(begin)
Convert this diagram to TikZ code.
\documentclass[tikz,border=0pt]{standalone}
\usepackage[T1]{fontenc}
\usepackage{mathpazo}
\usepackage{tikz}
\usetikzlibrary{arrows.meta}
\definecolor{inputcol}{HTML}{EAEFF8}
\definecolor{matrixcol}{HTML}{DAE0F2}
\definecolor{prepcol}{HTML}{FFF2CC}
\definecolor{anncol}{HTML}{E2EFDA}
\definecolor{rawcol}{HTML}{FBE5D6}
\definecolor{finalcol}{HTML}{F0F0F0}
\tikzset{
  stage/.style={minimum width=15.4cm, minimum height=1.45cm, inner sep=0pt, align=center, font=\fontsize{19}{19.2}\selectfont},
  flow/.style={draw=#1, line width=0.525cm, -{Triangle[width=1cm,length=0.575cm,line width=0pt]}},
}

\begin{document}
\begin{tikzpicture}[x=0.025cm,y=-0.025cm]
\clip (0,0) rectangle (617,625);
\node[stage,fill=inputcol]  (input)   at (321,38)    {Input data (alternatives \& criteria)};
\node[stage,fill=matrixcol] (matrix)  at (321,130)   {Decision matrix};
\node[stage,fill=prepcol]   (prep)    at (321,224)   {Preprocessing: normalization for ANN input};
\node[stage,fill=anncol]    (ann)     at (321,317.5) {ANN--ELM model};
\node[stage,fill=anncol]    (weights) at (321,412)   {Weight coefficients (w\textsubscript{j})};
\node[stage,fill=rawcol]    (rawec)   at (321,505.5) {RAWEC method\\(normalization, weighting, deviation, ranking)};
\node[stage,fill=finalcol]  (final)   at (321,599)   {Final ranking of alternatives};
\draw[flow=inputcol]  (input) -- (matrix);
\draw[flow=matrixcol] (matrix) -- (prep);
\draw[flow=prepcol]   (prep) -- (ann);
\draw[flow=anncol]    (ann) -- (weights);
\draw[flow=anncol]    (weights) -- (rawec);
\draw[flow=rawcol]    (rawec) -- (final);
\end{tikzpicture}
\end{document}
(end)
(begin)
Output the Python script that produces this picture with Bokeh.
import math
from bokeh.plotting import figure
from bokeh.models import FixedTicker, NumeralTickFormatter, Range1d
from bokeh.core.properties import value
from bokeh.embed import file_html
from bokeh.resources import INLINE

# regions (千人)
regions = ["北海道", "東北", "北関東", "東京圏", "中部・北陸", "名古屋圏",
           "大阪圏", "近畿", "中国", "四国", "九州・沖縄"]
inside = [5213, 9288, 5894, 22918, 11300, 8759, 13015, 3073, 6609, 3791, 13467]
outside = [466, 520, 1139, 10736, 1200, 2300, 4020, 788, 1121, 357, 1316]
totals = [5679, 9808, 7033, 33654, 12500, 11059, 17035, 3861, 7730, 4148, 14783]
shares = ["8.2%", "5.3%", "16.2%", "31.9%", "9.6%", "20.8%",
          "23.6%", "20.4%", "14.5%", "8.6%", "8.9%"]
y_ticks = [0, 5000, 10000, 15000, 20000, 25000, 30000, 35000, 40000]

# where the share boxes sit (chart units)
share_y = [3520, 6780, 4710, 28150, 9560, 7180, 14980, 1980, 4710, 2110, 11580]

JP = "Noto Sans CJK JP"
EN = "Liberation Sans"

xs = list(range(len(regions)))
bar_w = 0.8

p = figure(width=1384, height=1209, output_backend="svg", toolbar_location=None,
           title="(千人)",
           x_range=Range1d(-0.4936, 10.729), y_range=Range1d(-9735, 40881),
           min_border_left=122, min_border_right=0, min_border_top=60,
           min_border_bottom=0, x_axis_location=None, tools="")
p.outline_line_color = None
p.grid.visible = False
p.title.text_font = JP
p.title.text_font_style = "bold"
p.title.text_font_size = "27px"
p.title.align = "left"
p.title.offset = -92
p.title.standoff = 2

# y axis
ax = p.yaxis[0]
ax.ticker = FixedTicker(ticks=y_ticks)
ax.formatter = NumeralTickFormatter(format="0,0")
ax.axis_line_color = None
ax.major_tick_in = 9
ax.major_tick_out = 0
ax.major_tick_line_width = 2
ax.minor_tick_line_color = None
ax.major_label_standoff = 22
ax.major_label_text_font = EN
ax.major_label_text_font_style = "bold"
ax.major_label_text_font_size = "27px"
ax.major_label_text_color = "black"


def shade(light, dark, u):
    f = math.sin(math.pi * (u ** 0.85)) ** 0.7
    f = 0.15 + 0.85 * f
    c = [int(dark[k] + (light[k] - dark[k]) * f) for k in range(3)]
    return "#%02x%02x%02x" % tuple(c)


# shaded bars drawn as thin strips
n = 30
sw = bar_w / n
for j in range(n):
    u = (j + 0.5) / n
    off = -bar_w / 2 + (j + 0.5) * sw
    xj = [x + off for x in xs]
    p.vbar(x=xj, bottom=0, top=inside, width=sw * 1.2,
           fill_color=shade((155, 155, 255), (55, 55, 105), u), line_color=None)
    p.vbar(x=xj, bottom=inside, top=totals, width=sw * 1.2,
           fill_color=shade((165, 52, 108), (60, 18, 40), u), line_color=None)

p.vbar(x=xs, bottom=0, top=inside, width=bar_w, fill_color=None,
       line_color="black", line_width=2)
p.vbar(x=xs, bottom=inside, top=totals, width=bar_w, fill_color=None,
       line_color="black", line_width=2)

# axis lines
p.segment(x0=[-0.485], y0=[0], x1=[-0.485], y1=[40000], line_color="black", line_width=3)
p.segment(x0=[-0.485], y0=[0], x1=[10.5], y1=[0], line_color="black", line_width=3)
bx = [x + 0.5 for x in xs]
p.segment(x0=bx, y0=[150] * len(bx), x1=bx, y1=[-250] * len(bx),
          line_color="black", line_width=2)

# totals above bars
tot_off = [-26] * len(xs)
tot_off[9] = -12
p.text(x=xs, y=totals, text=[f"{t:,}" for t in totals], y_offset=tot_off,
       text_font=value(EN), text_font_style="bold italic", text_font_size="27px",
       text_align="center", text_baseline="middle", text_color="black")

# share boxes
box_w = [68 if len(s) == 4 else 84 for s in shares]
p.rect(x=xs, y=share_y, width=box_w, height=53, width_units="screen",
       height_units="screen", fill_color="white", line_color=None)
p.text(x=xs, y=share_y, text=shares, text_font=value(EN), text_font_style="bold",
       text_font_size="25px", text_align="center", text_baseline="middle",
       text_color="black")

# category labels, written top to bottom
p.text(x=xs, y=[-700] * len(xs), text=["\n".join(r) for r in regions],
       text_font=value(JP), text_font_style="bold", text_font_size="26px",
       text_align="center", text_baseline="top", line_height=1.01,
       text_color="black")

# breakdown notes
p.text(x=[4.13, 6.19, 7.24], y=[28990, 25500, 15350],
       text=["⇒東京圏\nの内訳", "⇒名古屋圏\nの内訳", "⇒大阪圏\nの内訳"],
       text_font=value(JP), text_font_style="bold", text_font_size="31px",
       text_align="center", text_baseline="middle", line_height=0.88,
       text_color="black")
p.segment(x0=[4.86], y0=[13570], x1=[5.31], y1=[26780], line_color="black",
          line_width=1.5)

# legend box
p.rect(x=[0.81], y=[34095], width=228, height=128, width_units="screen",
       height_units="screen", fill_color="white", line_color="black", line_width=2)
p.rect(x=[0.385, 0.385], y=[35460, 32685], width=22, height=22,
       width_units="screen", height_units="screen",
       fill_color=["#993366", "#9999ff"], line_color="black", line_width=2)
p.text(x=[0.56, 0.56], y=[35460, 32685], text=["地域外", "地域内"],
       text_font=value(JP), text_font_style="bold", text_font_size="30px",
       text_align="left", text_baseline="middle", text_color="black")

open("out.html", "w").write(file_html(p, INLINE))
(end)
* _Work instructions_
Reproduce exactly, and only, the lines from the one that contains "Output the Python" down to the one that contains "from bokeh.resources import INLINE", both ends included.

* _Task result_
Output the Python script that produces this picture with Bokeh.
import math
from bokeh.plotting import figure
from bokeh.models import FixedTicker, NumeralTickFormatter, Range1d
from bokeh.core.properties import value
from bokeh.embed import file_html
from bokeh.resources import INLINE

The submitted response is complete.